### EXERCISE DIRECTIONS
In the records below, find the line containing "Convert this chart" and the line containing "markeredgewidth=1.0, clip_on=False, zorder=3)". Give again exactly those lines and every line between them, omitting the pictures.

[Start EXERCISE MATERIALS]

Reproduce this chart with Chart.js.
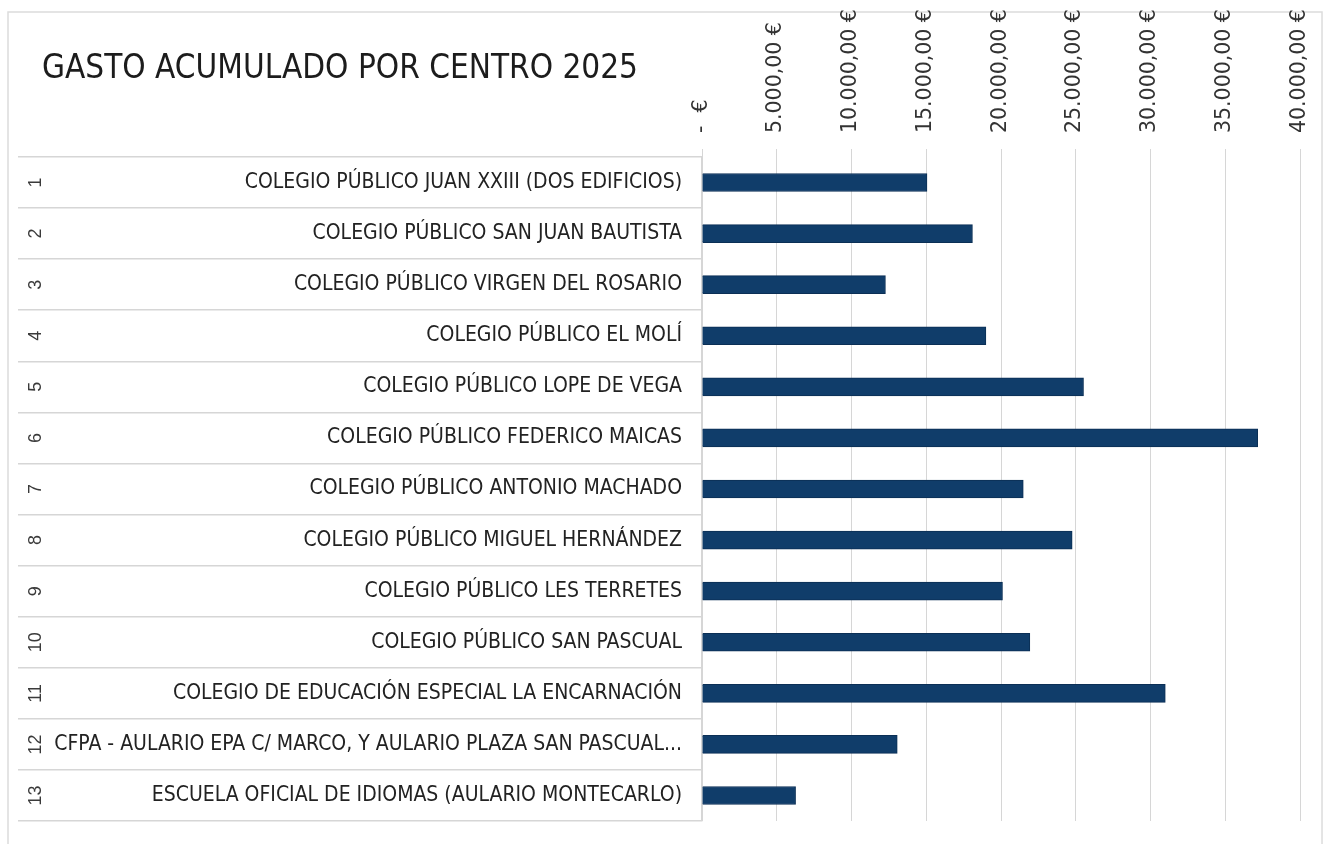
<!DOCTYPE html>
<html>
<head>
<meta charset="utf-8">
<script src="https://cdn.jsdelivr.net/npm/chart.js@4"></script>
<style>
  html, body { margin: 0; padding: 0; background: #fff; }
  #wrap { position: relative; width: 1328px; height: 844px; }
  #titulo {
    position: absolute; left: 42px; top: 47px; margin: 0;
    font: 33px 'Liberation Sans Narrow', 'DejaVu Sans Condensed', sans-serif;
    color: #1c1c1c; font-weight: normal; white-space: nowrap;
  }
</style>
</head>
<body>
<div id="wrap">
  <canvas id="grafico" width="1328" height="844"></canvas>
  <h1 id="titulo">GASTO ACUMULADO POR CENTRO 2025</h1>
</div>
<script>
// datos
const centros = [
  'COLEGIO PÚBLICO JUAN XXIII (DOS EDIFICIOS)',
  'COLEGIO PÚBLICO SAN JUAN BAUTISTA',
  'COLEGIO PÚBLICO VIRGEN DEL ROSARIO',
  'COLEGIO PÚBLICO EL MOLÍ',
  'COLEGIO PÚBLICO LOPE DE VEGA',
  'COLEGIO PÚBLICO FEDERICO MAICAS',
  'COLEGIO PÚBLICO ANTONIO MACHADO',
  'COLEGIO PÚBLICO MIGUEL HERNÁNDEZ',
  'COLEGIO PÚBLICO LES TERRETES',
  'COLEGIO PÚBLICO SAN PASCUAL',
  'COLEGIO DE EDUCACIÓN ESPECIAL LA ENCARNACIÓN',
  'CFPA - AULARIO EPA C/ MARCO, Y AULARIO PLAZA SAN PASCUAL...',
  'ESCUELA OFICIAL DE IDIOMAS (AULARIO MONTECARLO)'
];
const numeros = ['1','2','3','4','5','6','7','8','9','10','11','12','13'];
const gasto = [15050, 18090, 12270, 18990, 25520, 37170, 21490, 24760, 20100, 21930, 30990, 13060, 6260];
const ticksEje = [0, 5000, 10000, 15000, 20000, 25000, 30000, 35000, 40000];

const fuenteEstrecha = "'Liberation Sans Narrow', 'DejaVu Sans Condensed', sans-serif";
const gris = '#d6d6d6';

function euros(v) {
  if (v === 0) return '-  €';
  return String(v).replace(/\B(?=(\d{3})+(?!\d))/g, '.') + ',00 €';
}

// marco, números de fila
const tabla = {
  id: 'tabla',
  beforeDraw(chart) {
    const ctx = chart.ctx;
    ctx.save();
    ctx.strokeStyle = '#dcdcdc';
    ctx.lineWidth = 1.5;
    ctx.strokeRect(8, 12, 1314, 845);
    ctx.restore();
  },
  afterDraw(chart) {
    const ctx = chart.ctx;
    const y = chart.scales.y;
    ctx.save();
    ctx.fillStyle = '#3a3a3a';
    ctx.font = "18px 'Liberation Sans', Arial, sans-serif";
    ctx.textAlign = 'center';
    ctx.textBaseline = 'middle';
    numeros.forEach((n, i) => {
      ctx.save();
      ctx.translate(36, y.getPixelForTick(i));
      ctx.rotate(-Math.PI / 2);
      ctx.fillText(n, 0, 0);
      ctx.restore();
    });
    ctx.restore();
  }
};

new Chart(document.getElementById('grafico'), {
  type: 'bar',
  data: {
    labels: centros,
    datasets: [{
      data: gasto,
      backgroundColor: '#103d6a',
      borderColor: '#0b2f55',
      borderWidth: 1,
      barThickness: 18
    }]
  },
  options: {
    indexAxis: 'y',
    responsive: false,
    animation: false,
    layout: { padding: { left: 18, right: 28, top: 10, bottom: 23 } },
    plugins: { legend: { display: false }, tooltip: { enabled: false }, title: { display: false } },
    scales: {
      x: {
        position: 'top',
        min: 0,
        max: 40000,
        afterBuildTicks(s) { s.ticks = ticksEje.map(v => ({ value: v })); },
        afterFit(s) { s.height = 147; },
        grid: { color: gris, lineWidth: 1, tickLength: 8, drawTicks: true },
        border: { display: false },
        ticks: {
          minRotation: 90,
          maxRotation: 90,
          padding: 16,
          labelOffset: 24,
          color: '#333',
          font: { family: "'DejaVu Sans', sans-serif", size: 20.5 },
          callback: v => euros(v)
        }
      },
      y: {
        afterFit(s) { s.width = 684; },
        grid: { drawOnChartArea: false, drawTicks: true, tickLength: 684, color: gris, lineWidth: 1.5 },
        border: { display: true, color: gris, width: 1.5 },
        ticks: {
          padding: -664,
          color: '#222',
          font: { family: fuenteEstrecha, size: 21 }
        }
      }
    }
  },
  plugins: [tabla]
});
</script>
</body>
</html>
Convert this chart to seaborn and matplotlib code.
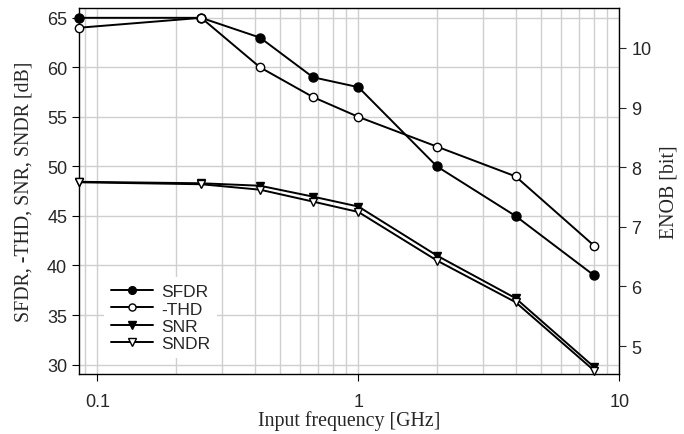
import numpy as np
import pandas as pd
import matplotlib
matplotlib.use("Agg")
import matplotlib.pyplot as plt
import matplotlib.ticker as mticker
import seaborn as sns

# data
freq_ghz = [0.085, 0.25, 0.42, 0.67, 1.0, 2.0, 4.0, 8.0]
sfdr = [65, 65, 63, 59, 58, 50, 45, 39]
thd = [64, 65, 60, 57, 55, 52, 49, 42]
snr = [48.45, 48.3, 48.05, 46.95, 45.95, 41.0, 36.7, 29.75]
sndr = [48.4, 48.2, 47.65, 46.45, 45.4, 40.5, 36.3, 29.4]

y_lim = (29.05, 66.0)
enob_ticks = [5, 6, 7, 8, 9, 10]

sns.set_style("ticks")
plt.rcParams["font.family"] = ["Liberation Sans", "DejaVu Sans"]

fig = plt.figure(figsize=(6.84, 4.35), dpi=100)
ax = fig.add_axes([0.1155, 0.138, 0.79, 0.8415])

series = [
    ("SFDR", sfdr, "o", "black", 6.5),
    ("-THD", thd, "o", "white", 6.0),
    ("SNR", snr, "v", "black", 6.0),
    ("SNDR", sndr, "v", "white", 6.0),
]
for name, vals, mk, fc, ms in series:
    sns.lineplot(x=freq_ghz, y=vals, ax=ax, label=name, color="black",
                 linewidth=1.4, marker=mk, markersize=ms,
                 markerfacecolor=fc, markeredgecolor="black",
                 markeredgewidth=1.0, clip_on=False, zorder=3)

ax.set_xscale("log")
ax.set_xlim(freq_ghz[0], 10)
ax.set_ylim(*y_lim)
ax.set_yticks([30, 35, 40, 45, 50, 55, 60, 65])
ax.xaxis.set_major_locator(mticker.LogLocator(base=10))
ax.xaxis.set_minor_locator(mticker.LogLocator(base=10, subs=np.arange(2, 10)))
ax.xaxis.set_major_formatter(mticker.FuncFormatter(lambda v, p: f"{v:g}"))
ax.xaxis.set_minor_formatter(mticker.NullFormatter())

ax.grid(True, which="major", color="#cfcfcf", linewidth=1.0)
ax.grid(True, which="minor", axis="x", color="#cfcfcf", linewidth=1.0)
ax.set_axisbelow(True)
ax.tick_params(axis="both", which="major", direction="out", length=5,
               labelsize=13, color="black")
ax.tick_params(axis="x", which="minor", length=0)
ax.tick_params(axis="x", pad=9)
for sp in ax.spines.values():
    sp.set_color("black")
    sp.set_linewidth(1.0)
    sp.set_visible(True)

ax.set_xlabel("Input frequency [GHz]", family="Liberation Serif", fontsize=14.3,
              labelpad=0)
ax.set_ylabel("SFDR, -THD, SNR, SNDR [dB]", family="Liberation Serif",
              fontsize=14.3, labelpad=10)

# ENOB axis: same scale as SNDR in dB
ax2 = ax.twinx()
ax2.set_ylim((y_lim[0] - 1.76) / 6.02, (y_lim[1] - 1.76) / 6.02)
ax2.set_yticks(enob_ticks)
ax2.tick_params(axis="y", direction="out", length=5, labelsize=13)
ax2.set_ylabel("ENOB [bit]", family="Liberation Serif", fontsize=14.3, labelpad=6)
ax2.grid(False)
for sp in ax2.spines.values():
    sp.set_visible(False)

leg = ax.legend(loc="lower left", bbox_to_anchor=(0.03, 0.02),
                frameon=True, fontsize=12.5, handlelength=2.4,
                labelspacing=0.12, borderpad=0.4, handletextpad=0.5,
                markerscale=0.85)
leg.get_frame().set_facecolor("white")
leg.get_frame().set_edgecolor("none")
leg.get_frame().set_alpha(1.0)
leg.set_zorder(5)

fig.savefig("out.png", dpi=100)
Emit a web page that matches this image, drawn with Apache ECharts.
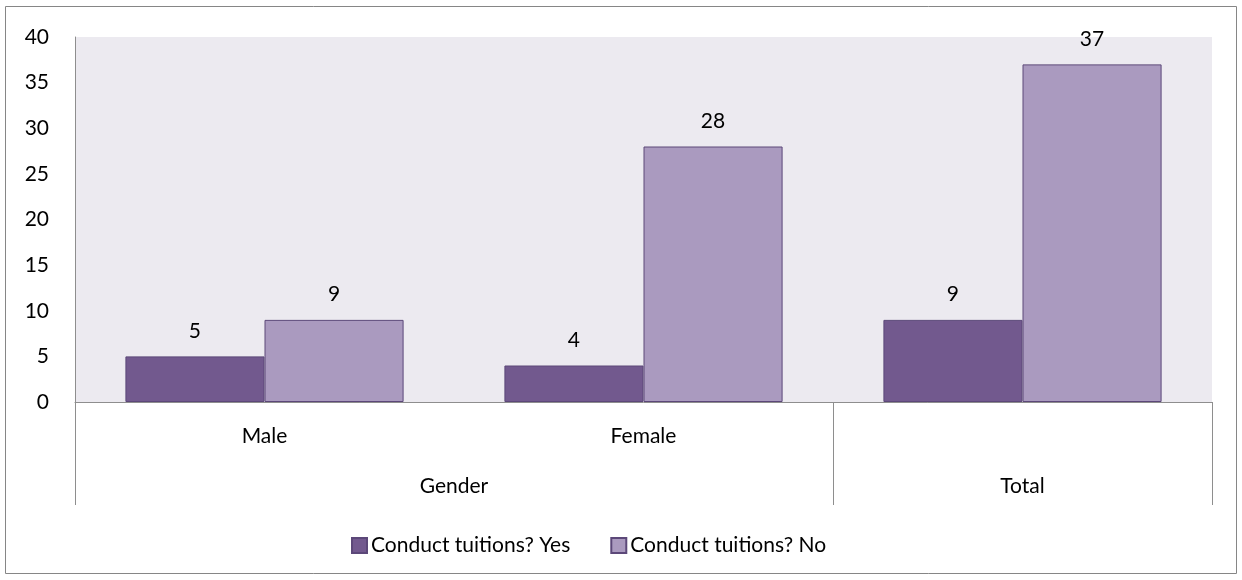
<!DOCTYPE html>
<html>
<head>
<meta charset="utf-8">
<script src="https://cdn.jsdelivr.net/npm/echarts@6/dist/echarts.min.js"></script>
<style>
  html, body { margin: 0; padding: 0; background: #fff; }
  #chart { width: 1242px; height: 580px; }
</style>
</head>
<body>
<div id="chart"></div>
<script>
// Categories and values
const categories = ['Male', 'Female', 'Total'];
// Inner axis labels (the Total column has only its group label)
const innerLabels = ['Male', 'Female', ''];
const seriesNames = ['Conduct tuitions? Yes', 'Conduct tuitions? No'];
const yesValues = [5, 4, 9];
const noValues = [9, 28, 37];
// Group level of the category axis: slots at half-category steps (0, 0.5, ... 3)
const groupSlots = ['', '', 'Gender', '', '', 'Total', ''];
const groupBoundaries = [0, 4, 6];
const yTicks = { min: 0, max: 40, interval: 5 };

const FONT = 'Lato, "Open Sans", sans-serif';
const FS = 21;
const chart = echarts.init(document.getElementById('chart'), null, { renderer: 'canvas' });

const labelStyle = {
  show: true, position: 'top', distance: 15,
  color: '#000', fontSize: FS, fontFamily: FONT
};

chart.setOption({
  animation: false,
  textStyle: { fontFamily: FONT },
  grid: {
    left: 75, right: 30, top: 37, bottom: 178,
    show: true, backgroundColor: '#ECEAF0', borderWidth: 0
  },
  legend: {
    data: seriesNames,
    top: 530, left: 346,
    icon: 'rect', itemWidth: 15, itemHeight: 15, itemGap: 40,
    textStyle: { color: '#000', fontSize: FS, fontFamily: FONT, padding: [0, 0, 0, -1] }
  },
  xAxis: [
    {
      type: 'category',
      data: categories,
      position: 'bottom',
      axisLine: { show: true, lineStyle: { color: '#8E8E8E', width: 1 } },
      axisTick: { show: false },
      axisLabel: {
        color: '#000', fontSize: FS, fontFamily: FONT, margin: 24,
        formatter: (v, i) => innerLabels[i]
      }
    },
    {
      type: 'category',
      data: groupSlots,
      boundaryGap: false,
      position: 'bottom',
      axisLine: { show: false },
      axisTick: {
        show: true, length: 103, inside: false,
        interval: (i) => groupBoundaries.includes(i),
        lineStyle: { color: '#8E8E8E', width: 1 }
      },
      axisLabel: {
        interval: 0, color: '#000', fontSize: FS, fontFamily: FONT, margin: 74
      }
    }
  ],
  yAxis: {
    type: 'value',
    min: yTicks.min, max: yTicks.max, interval: yTicks.interval,
    axisLine: { show: true, lineStyle: { color: '#8E8E8E', width: 1 } },
    axisTick: { show: false },
    splitLine: { show: false },
    axisLabel: { color: '#000', fontSize: FS, fontFamily: FONT, margin: 26 }
  },
  series: [
    {
      name: seriesNames[0], type: 'bar', data: yesValues,
      barGap: '0%', barCategoryGap: '26.6%',
      itemStyle: { color: '#72598E', borderColor: '#5C4879', borderWidth: 1 },
      label: labelStyle
    },
    {
      name: seriesNames[1], type: 'bar', data: noValues,
      barGap: '0%', barCategoryGap: '26.6%',
      itemStyle: { color: '#AA9ABF', borderColor: '#5C4879', borderWidth: 1 },
      label: labelStyle
    }
  ],
  graphic: [{
    type: 'rect', silent: true, z: -1,
    shape: { x: 5.5, y: 6.5, width: 1231, height: 567 },
    style: { fill: 'none', stroke: '#868686', lineWidth: 1 }
  }]
});
</script>
</body>
</html>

[End EXERCISE MATERIALS]

### SOLUTION TO THIS PROBLEM
Convert this chart to seaborn and matplotlib code.
import numpy as np
import pandas as pd
import matplotlib
matplotlib.use("Agg")
import matplotlib.pyplot as plt
import matplotlib.ticker as mticker
import seaborn as sns

# data
freq_ghz = [0.085, 0.25, 0.42, 0.67, 1.0, 2.0, 4.0, 8.0]
sfdr = [65, 65, 63, 59, 58, 50, 45, 39]
thd = [64, 65, 60, 57, 55, 52, 49, 42]
snr = [48.45, 48.3, 48.05, 46.95, 45.95, 41.0, 36.7, 29.75]
sndr = [48.4, 48.2, 47.65, 46.45, 45.4, 40.5, 36.3, 29.4]

y_lim = (29.05, 66.0)
enob_ticks = [5, 6, 7, 8, 9, 10]

sns.set_style("ticks")
plt.rcParams["font.family"] = ["Liberation Sans", "DejaVu Sans"]

fig = plt.figure(figsize=(6.84, 4.35), dpi=100)
ax = fig.add_axes([0.1155, 0.138, 0.79, 0.8415])

series = [
    ("SFDR", sfdr, "o", "black", 6.5),
    ("-THD", thd, "o", "white", 6.0),
    ("SNR", snr, "v", "black", 6.0),
    ("SNDR", sndr, "v", "white", 6.0),
]
for name, vals, mk, fc, ms in series:
    sns.lineplot(x=freq_ghz, y=vals, ax=ax, label=name, color="black",
                 linewidth=1.4, marker=mk, markersize=ms,
                 markerfacecolor=fc, markeredgecolor="black",
                 markeredgewidth=1.0, clip_on=False, zorder=3)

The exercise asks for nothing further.